Driving around in Northern France

Fancy soaking up the sights and scenery of France without having to drive all the way south to the French Riviera? No problem.

Here are three routes in Northern France to take in your stride, allowing you a few days to unwind and enjoy a slower pace of life.

1. Picardy

Calais – Arras – Reims – Beaune - Paris – Amiens

Day 1: Many people venturing on a road trip in France often begin in Calais, partly thanks to the Eurotunnel and ferry options from Dover making it so accessible. If possible, aim to arrive here around lunchtime – Calais has some of the freshest seafood around, providing you with some delicious fuel before you start.

A little over an hour on the A26 will take you to Arras, a fabulous town known for its culture, heritage and pavement café lifestyle – so an ideal base for your first night in France.

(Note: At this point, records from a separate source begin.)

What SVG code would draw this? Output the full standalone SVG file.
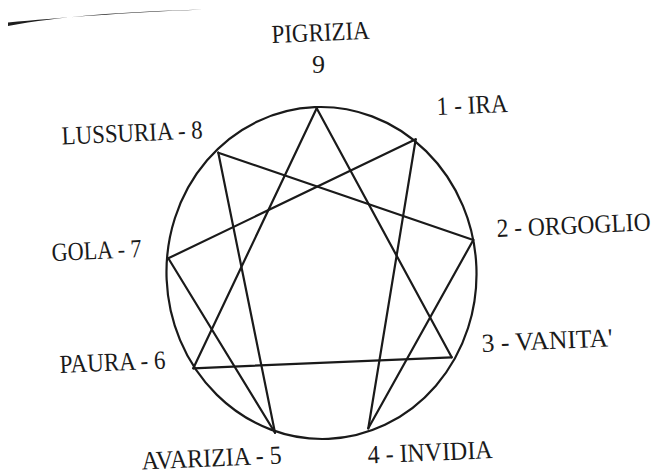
<svg xmlns="http://www.w3.org/2000/svg" width="661" height="474" viewBox="0 0 661 474">
<style>
.lbl{font-family:"Liberation Serif","Times New Roman",serif;font-size:26px;fill:#1a1a1a}
.ln{stroke:#1a1a1a;stroke-width:2.2;fill:none;stroke-linecap:round}
</style>
<rect width="661" height="474" fill="#ffffff"/>
<path d="M8 22.6 C60 17.8 120 13 203 9.6 C120 11.8 60 16.6 8 26 Z" fill="#1e1e1e"/>
<ellipse id="circle" cx="321.5" cy="273" rx="155" ry="166" transform="rotate(-2.4 321.5 273)" class="ln"/>
<g id="connectors" class="ln">
<line x1="316.7" y1="108.3" x2="451.7" y2="357.3"/>
<line x1="316.7" y1="108.3" x2="193.3" y2="368.3"/>
<line x1="193.3" y1="368.3" x2="451.7" y2="357.3"/>
<line x1="415.7" y1="139.3" x2="368.3" y2="428.3"/>
<line x1="368.3" y1="428.3" x2="473.3" y2="240"/>
<line x1="473.3" y1="240" x2="218.3" y2="152.7"/>
<line x1="218.3" y1="152.7" x2="275" y2="432.7"/>
<line x1="275" y1="432.7" x2="168.3" y2="258.3"/>
<line x1="168.3" y1="258.3" x2="415.7" y2="139.3"/>
</g>
<g id="n9"><text class="lbl" x="272" y="43" textLength="98" lengthAdjust="spacingAndGlyphs" transform="rotate(-2.5 272 43)">PIGRIZIA</text>
<text class="lbl" x="312" y="73">9</text></g>
<g id="n8"><text class="lbl" x="62" y="144.5" textLength="141" lengthAdjust="spacingAndGlyphs" transform="rotate(-2.5 62 144.5)">LUSSURIA - 8</text></g>
<g id="n1"><text class="lbl" x="437" y="115" textLength="71" lengthAdjust="spacingAndGlyphs" transform="rotate(-2.5 437 115)">1 - IRA</text></g>
<g id="n7"><text class="lbl" x="52" y="261" textLength="90" lengthAdjust="spacingAndGlyphs" transform="rotate(-2.5 52 261)">GOLA - 7</text></g>
<g id="n2"><text class="lbl" x="497" y="237" font-size="22.5" textLength="154" lengthAdjust="spacingAndGlyphs" transform="rotate(-2.5 497 237)">2 - ORGOGLIO</text></g>
<g id="n6"><text class="lbl" x="60" y="373" textLength="106" lengthAdjust="spacingAndGlyphs" transform="rotate(-2.5 60 373)">PAURA - 6</text></g>
<g id="n3"><text class="lbl" x="482" y="352" textLength="131" lengthAdjust="spacingAndGlyphs" transform="rotate(-2.5 482 352)">3 - VANITA'</text></g>
<g id="n5"><text class="lbl" x="142" y="469.5" textLength="140" lengthAdjust="spacingAndGlyphs" transform="rotate(-2.5 142 469.5)">AVARIZIA - 5</text></g>
<g id="n4"><text class="lbl" x="368" y="463.5" textLength="125" lengthAdjust="spacingAndGlyphs" transform="rotate(-2.5 368 463.5)">4 - INVIDIA</text></g>
</svg>
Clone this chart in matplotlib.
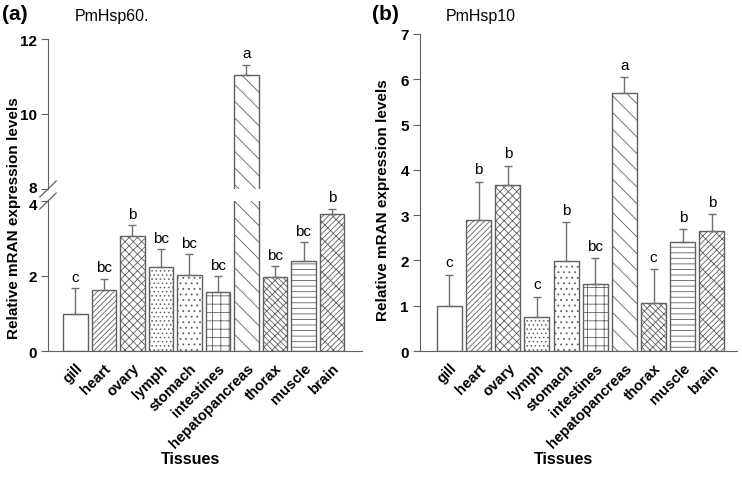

Day 2: If serenity is your main aim travel on the A26 towards Reims where you’ll be in the heart of France’s Champagne region. And if Champagne is your tipple, be sure to head to the place where it all started - Hautvillers.

Day 3: As you continue south, it’s worth visiting Troyes, a market town with good access to picturesque Chablis, and Dijon - Burgundy’s Renaissance style capital. However, you might want to spend your third night at the medieval town of Beaune; having passed numerous scenic vineyards to get there, it’s an ideal place to finally sample some of the wine; but remember, drinking and driving is never a good idea, no matter what country you’re in.

Day 4 & 5: Next, head north on the A6 to Paris. If you’re not that keen on staying right in the centre, you’ll find some decent campsite options on the city outskirts. We suggest you spend a couple of nights here so you can have at least one full day exploring the iconic city.

Day 6: A couple of hours on the A16 will see you arriving at Amiens; nicknamed ‘Little Venice of the North’ thanks to its network of canals and home of the UNESCO World Heritage Site, Notre Dame Cathedral.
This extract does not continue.